Sonuç itibariyle; yukarıda içerikleri açıklanan Kooperatif Anasözleşmesinin 6/5, 1163 sayılı Kooperatifler Kanunu’nun 59/1 maddeleri ile 6762 sayılı Türk Ticaret Kanunu’nun 137., 321., 336 .maddeleri karşısında, davacı/borçlu kooperatifin anasözleşmesi gereği ancak finans kuruluşlarından borç alabileceği, bu anasözleşme tescil ve ilan edilmekle üçüncü kişilerin kooperatifin amacını ve konusunu bildiklerine ilişkin bir karine oluşup, aksinin üçüncü kişilerce iddia ve ispat edilmedikçe bu karinenin etkisini sürdüreceği, elden özel kişiye borçlanma konusunda herhangi bir düzenleme ve kooperatifi bağlayacak herhangi bir işlem bulunmadığı, davalı/alacaklının haklarında ceza davası açılan eski yönetimden aldığı “nakden” kaydı içeren bonoların kooperatif kayıtlarında yer almadığı gibi, el ve işbirliği olgusunun ceza davası ve suç duyurusu raporları ile desteklenip, yasal karinenin aksini ortaya koyacak nitelikte başkaca delil de bulunmadığı, mevcut delillere göre davaya konu bonoların kooperatifin gayesi ile bağdaşan bir nedenle verildiğini kabule de olanak bulunmadığı anlaşılmakla mahkemenin davanın kabulüne ilişkin direnmesi usul ve yasaya uygundur.
Açıklanan nedenlerle, davacı/borçlu vekilinin karar düzeltme isteminin kabulü ile Hukuk Genel Kurulu’nun bozmaya ilişkin 12.12.2007 gün, 2007/19-918 Esas, 2007/ 960 Karar sayılı ilamı kaldırılarak; direnme kararı onanmalıdır.
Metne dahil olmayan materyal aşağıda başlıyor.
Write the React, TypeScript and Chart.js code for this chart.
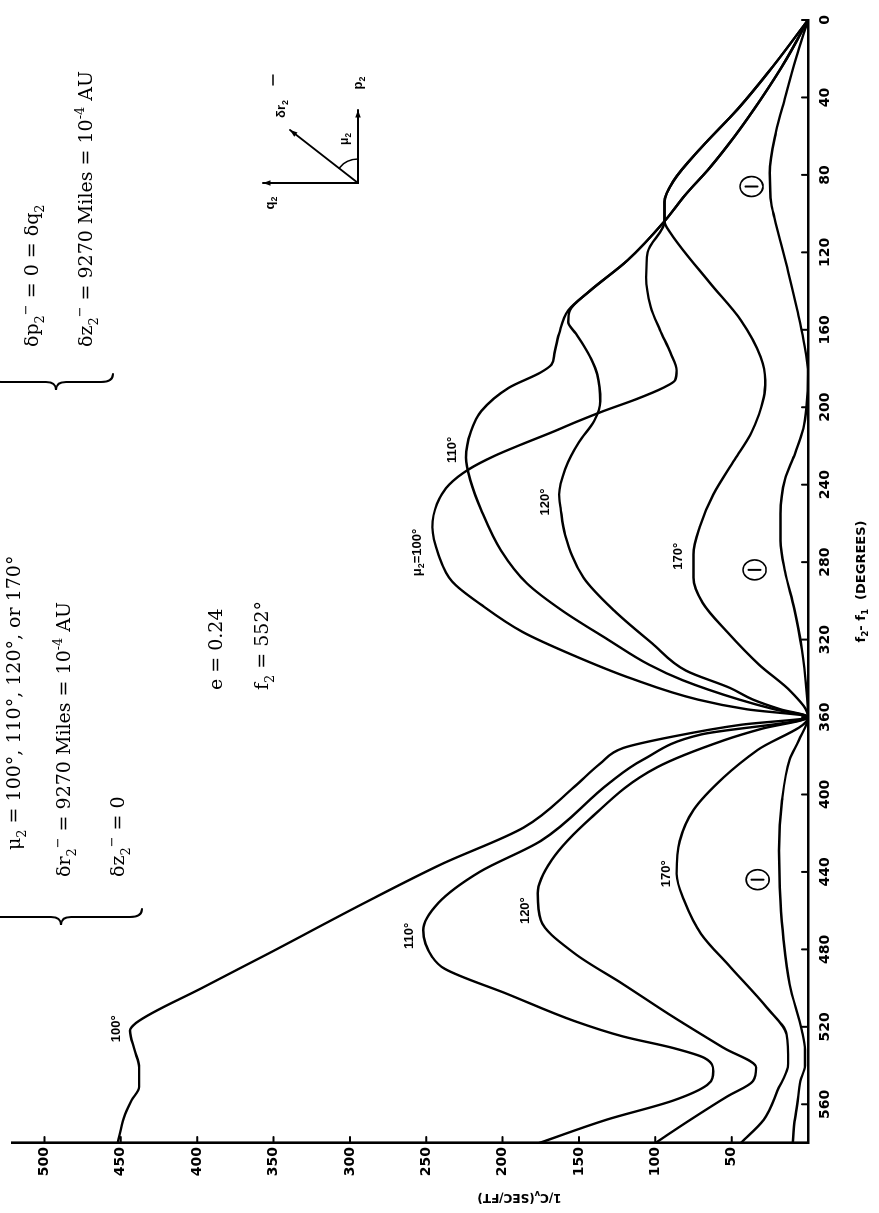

SONUÇ: Davacı/borçlu vekilinin karar düzeltme isteminin kabulü ile Yargıtay Hukuk Genel Kurulu’ndan çıkan 12.12.2007 gün, 2007/19-918 Esas, 2007/ 960 Karar sayılı bozma ilamının kaldırılarak, Mersin Asliye 1.Ticaret Mahkemesinden verilen 09.03.2007 gün ve 2007/2-90 sayılı direnme kararının yukarıda açıklanan gerekçelerle ONANMASINA, istek halinde karar düzeltme harcının iadesine, 19.03.2008 gününde oyçokluğu ile karar verildi.